Country Joe McDonald sings an ode to Florence Nightingale (photos by Elisabeth Fall).

Country Joe McDonald sings an ode to Florence Nightingale (photos by Elisabeth Fall).

Without Nurses, I Don’t Know Where the F--- We Would Be

In a solo lunchtime performance in Cole Hall, on the UC San Francisco Parnassus campus, Country Joe McDonald of Woodstock fame paid tribute to veterans, nursing and an underappreciated hero of modern health care: Florence Nightingale.

The event was part of the campus’s efforts to honor veterans, sponsored by Campus Life Services, UC San Francisco School of Nursing and several School faculty members who served as military nurses. Though McDonald has long been associated with antiwar activism, he has also been a consistent advocate for those who serve in the military. In 1981, while attending a conference on the problems facing Vietnam vets, he heard a presentation by Vietnam nurse Lynda Van Devanter that challenged those in the audience to understand the effects of the war on women and military nurses.

Country Joe McDonald outside the UCSF School of Nursing “I took up that challenge,” McDonald said at the UCSF event.
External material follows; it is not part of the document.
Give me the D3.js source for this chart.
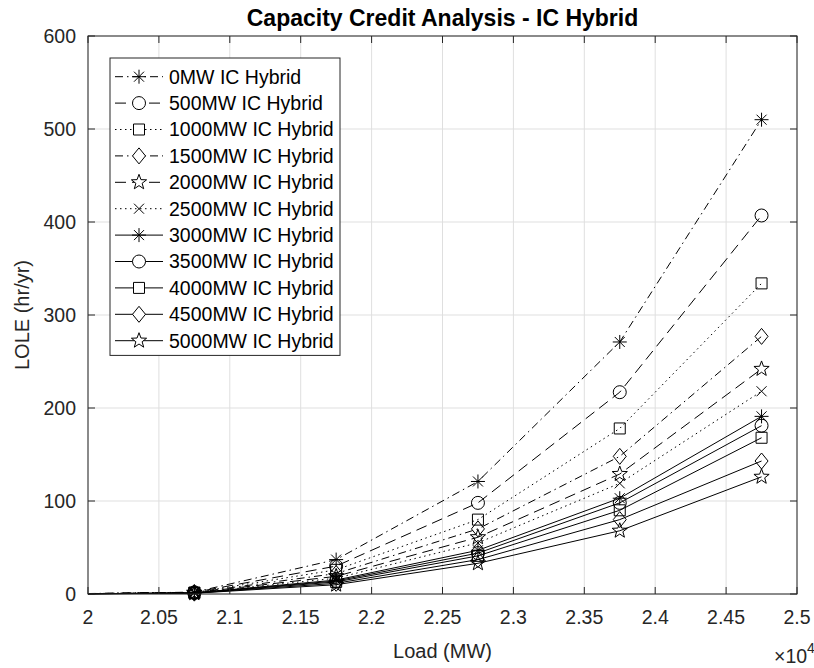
<!DOCTYPE html>
<html>
<head>
<meta charset="utf-8">
<script src="https://cdn.jsdelivr.net/npm/d3@7"></script>
<style>
  body { margin: 0; background: #fff; }
  text { font-family: "Liberation Sans", Arial, sans-serif; fill: #262626; }
</style>
</head>
<body>
<div id="chart"></div>
<script>
// Load points (MW); the first one sits left of the axis and is clipped
var loads = [19750, 20750, 21750, 22750, 23750, 24750];

var seriesNames = [
    '0MW IC Hybrid', '500MW IC Hybrid', '1000MW IC Hybrid', '1500MW IC Hybrid',
    '2000MW IC Hybrid', '2500MW IC Hybrid', '3000MW IC Hybrid', '3500MW IC Hybrid',
    '4000MW IC Hybrid', '4500MW IC Hybrid', '5000MW IC Hybrid'
];

// LOLE (hr/yr) per series
var lole0 = [0, 2.0, 37, 121, 271, 510];
var lole500 = [0, 1.8, 30, 98, 217, 407];
var lole1000 = [0, 1.6, 26, 80, 178, 334];
var lole1500 = [0, 1.5, 22, 70, 148, 277];
var lole2000 = [0, 1.4, 19, 61, 129, 242];
var lole2500 = [0, 1.3, 17, 55, 119, 218];
var lole3000 = [0, 1.2, 15, 47, 103, 191];
var lole3500 = [0, 1.1, 14, 44, 98, 181];
var lole4000 = [0, 1.0, 13, 41, 90, 168];
var lole4500 = [0, 0.9, 11.5, 37, 80, 143];
var lole5000 = [0, 0.8, 10, 33, 68, 126];

var seriesValues = [lole0, lole500, lole1000, lole1500, lole2000, lole2500,
    lole3000, lole3500, lole4000, lole4500, lole5000];

var lineStyles = ['dashdot', 'dash', 'dot', 'dashdot', 'dash', 'dot',
    'solid', 'solid', 'solid', 'solid', 'solid'];
var markers = ['asterisk', 'circle', 'square', 'diamond', 'star', 'x',
    'asterisk', 'circle', 'square', 'diamond', 'star'];

var xTicks = [20000, 20500, 21000, 21500, 22000, 22500, 23000, 23500, 24000, 24500, 25000];
var yTicks = [0, 100, 200, 300, 400, 500, 600];

var width = 814, height = 668;
var plot = { left: 88, right: 797, top: 36, bottom: 594 };
var axisColor = '#262626';
var gridColor = '#dfdfdf';
var fontSize = '19.5px';

var svg = d3.select('#chart').append('svg')
    .attr('width', width)
    .attr('height', height);

var x = d3.scaleLinear().domain([20000, 25000]).range([plot.left, plot.right]);
var y = d3.scaleLinear().domain([0, 600]).range([plot.bottom, plot.top]);

// Grid
var grid = svg.append('g');
xTicks.forEach(function(t) {
    grid.append('line')
        .attr('x1', x(t)).attr('x2', x(t))
        .attr('y1', plot.top).attr('y2', plot.bottom)
        .attr('stroke', gridColor).attr('stroke-width', 1);
});
yTicks.forEach(function(t) {
    grid.append('line')
        .attr('x1', plot.left).attr('x2', plot.right)
        .attr('y1', y(t)).attr('y2', y(t))
        .attr('stroke', gridColor).attr('stroke-width', 1);
});

svg.append('clipPath').attr('id', 'plot-clip')
    .append('rect')
    .attr('x', plot.left).attr('y', plot.top - 20)
    .attr('width', plot.right - plot.left)
    .attr('height', plot.bottom - plot.top + 40);

function dashFor(style) {
    if (style === 'dash') return '11,6';
    if (style === 'dot') return '1.5,3.5';
    if (style === 'dashdot') return '8,4,1.5,4';
    return null;
}

// Marker path centred at 0,0
function markerPath(type) {
    var p = d3.path();
    if (type === 'circle') {
        p.moveTo(6.5, 0);
        p.arc(0, 0, 6.5, 0, Math.PI * 2);
    } else if (type === 'square') {
        p.rect(-5.5, -5.5, 11, 11);
    } else if (type === 'diamond') {
        p.moveTo(0, -8); p.lineTo(6.5, 0); p.lineTo(0, 8); p.lineTo(-6.5, 0); p.closePath();
    } else if (type === 'x') {
        p.moveTo(-5, -5); p.lineTo(5, 5); p.moveTo(-5, 5); p.lineTo(5, -5);
    } else if (type === 'asterisk') {
        p.moveTo(0, -7); p.lineTo(0, 7);
        p.moveTo(-7, 0); p.lineTo(7, 0);
        p.moveTo(-5, -5); p.lineTo(5, 5);
        p.moveTo(-5, 5); p.lineTo(5, -5);
    } else if (type === 'star') {
        var outer = 8, inner = 3.3;
        for (var i = 0; i < 10; i++) {
            var r = i % 2 === 0 ? outer : inner;
            var a = -Math.PI / 2 + i * Math.PI / 5;
            if (i === 0) p.moveTo(r * Math.cos(a), r * Math.sin(a));
            else p.lineTo(r * Math.cos(a), r * Math.sin(a));
        }
        p.closePath();
    }
    return p.toString();
}

var line = d3.line()
    .x(function(d) { return x(d[0]); })
    .y(function(d) { return y(d[1]); });

var plotArea = svg.append('g').attr('clip-path', 'url(#plot-clip)');

seriesValues.forEach(function(vals, i) {
    var pts = loads.map(function(l, k) { return [l, vals[k]]; });
    plotArea.append('path')
        .datum(pts)
        .attr('d', line)
        .attr('fill', 'none')
        .attr('stroke', '#000')
        .attr('stroke-width', 1)
        .attr('stroke-dasharray', dashFor(lineStyles[i]));
    plotArea.selectAll(null)
        .data(pts.filter(function(d) { return d[0] >= 20000; }))
        .enter()
        .append('path')
        .attr('d', markerPath(markers[i]))
        .attr('transform', function(d) { return 'translate(' + x(d[0]) + ',' + y(d[1]) + ')'; })
        .attr('fill', 'none')
        .attr('stroke', '#000')
        .attr('stroke-width', 1);
});

// Axes box with inward ticks on all sides
var axes = svg.append('g');
axes.append('rect')
    .attr('x', plot.left).attr('y', plot.top)
    .attr('width', plot.right - plot.left).attr('height', plot.bottom - plot.top)
    .attr('fill', 'none').attr('stroke', axisColor).attr('stroke-width', 1);

var tickLen = 7;
xTicks.forEach(function(t) {
    axes.append('line').attr('x1', x(t)).attr('x2', x(t))
        .attr('y1', plot.bottom).attr('y2', plot.bottom - tickLen)
        .attr('stroke', axisColor);
    axes.append('line').attr('x1', x(t)).attr('x2', x(t))
        .attr('y1', plot.top).attr('y2', plot.top + tickLen)
        .attr('stroke', axisColor);
    axes.append('text')
        .attr('x', x(t)).attr('y', plot.bottom + 30)
        .attr('text-anchor', 'middle')
        .attr('font-size', fontSize)
        .text(d3.format('')(t / 10000));
});
yTicks.forEach(function(t) {
    axes.append('line').attr('x1', plot.left).attr('x2', plot.left + tickLen)
        .attr('y1', y(t)).attr('y2', y(t))
        .attr('stroke', axisColor);
    axes.append('line').attr('x1', plot.right).attr('x2', plot.right - tickLen)
        .attr('y1', y(t)).attr('y2', y(t))
        .attr('stroke', axisColor);
    axes.append('text')
        .attr('x', plot.left - 12).attr('y', y(t))
        .attr('dy', '0.35em')
        .attr('text-anchor', 'end')
        .attr('font-size', fontSize)
        .text(t);
});

// Titles and labels
svg.append('text')
    .attr('x', (plot.left + plot.right) / 2).attr('y', 26)
    .attr('text-anchor', 'middle')
    .attr('font-size', '23px')
    .attr('font-weight', 'bold')
    .style('fill', '#000')
    .text('Capacity Credit Analysis - IC Hybrid');

svg.append('text')
    .attr('x', (plot.left + plot.right) / 2).attr('y', 658)
    .attr('text-anchor', 'middle')
    .attr('font-size', '20px')
    .text('Load (MW)');

svg.append('text')
    .attr('transform', 'translate(29,' + ((plot.top + plot.bottom) / 2) + ') rotate(-90)')
    .attr('text-anchor', 'middle')
    .attr('font-size', '20px')
    .text('LOLE (hr/yr)');

var expo = svg.append('text')
    .attr('x', 774).attr('y', 663)
    .attr('font-size', fontSize);
expo.append('tspan').text('\u00d710');
expo.append('tspan').attr('dy', -10).attr('font-size', '14px').text('4');

// Legend
var legend = svg.append('g');
var legX = 110, legY = 58, rowH = 26.4;
legend.append('rect')
    .attr('x', legX).attr('y', legY)
    .attr('width', 230).attr('height', rowH * seriesNames.length + 7)
    .attr('fill', '#fff').attr('stroke', axisColor).attr('stroke-width', 1);

seriesNames.forEach(function(name, i) {
    var cy = legY + 18.7 + i * rowH;
    legend.append('line')
        .attr('x1', legX + 5).attr('x2', legX + 53)
        .attr('y1', cy).attr('y2', cy)
        .attr('stroke', '#000').attr('stroke-width', 1)
        .attr('stroke-dasharray', dashFor(lineStyles[i]));
    legend.append('path')
        .attr('d', markerPath(markers[i]))
        .attr('transform', 'translate(' + (legX + 29) + ',' + cy + ')')
        .attr('fill', '#fff')
        .attr('stroke', '#000').attr('stroke-width', 1);
    legend.append('text')
        .attr('x', legX + 59).attr('y', cy)
        .attr('dy', '0.35em')
        .attr('font-size', fontSize)
        .style('fill', '#000')
        .text(name);
});
</script>
</body>
</html>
Doing so led him to Nightingale, who first made her name as a military nurse during the Crimean War.

Since that 1981 conference, McDonald has transformed himself into a Nightingale advocate, accumulating a wealth of material, much of which appears in a dedicated section of his website. His 50-minute presentation, which he has performed in many different settings, includes slides, videos, readings from Nightingale’s work and a series of original songs about “the lady with the lamp” – a reference to a nickname that arose from Nightingale’s habit of making nightly rounds through a facility where wounded English soldiers were housed.

In short, McDonald’s performance is an appreciative ramble around Nightingale’s life: from her wealthy childhood through her rebellious desire to – as McDonald phrased it – “work and serve and use my mind,” her formative experience in the Crimean War and the final 50 years of her life, during which she wrote and advised about nursing but lived in a house in London and never again did any direct patient care. She died in 1910, at the age of 90.

McDonald has made it his personal crusade to have people recognize Nightingale’s contributions – not just as the mother of modern nursing, but as someone who helped shape the parameters of modern health care and as an exemplar of a woman who stood on her own two feet at a time when the challenges of doing so were daunting. He is also a fierce advocate for nursing, noting early in the presentation that his brother (a retired nurse practitioner), wife (a labor and delivery nurse), niece (who works in palliative care) and daughter (who’s finishing her training) have all embraced the profession.

“Sometime in everyone’s life, they are touched by a nurse,” he said, during a brief question-and-answer session after his performance. “Without nurses, I don’t know where the f--- we would be.”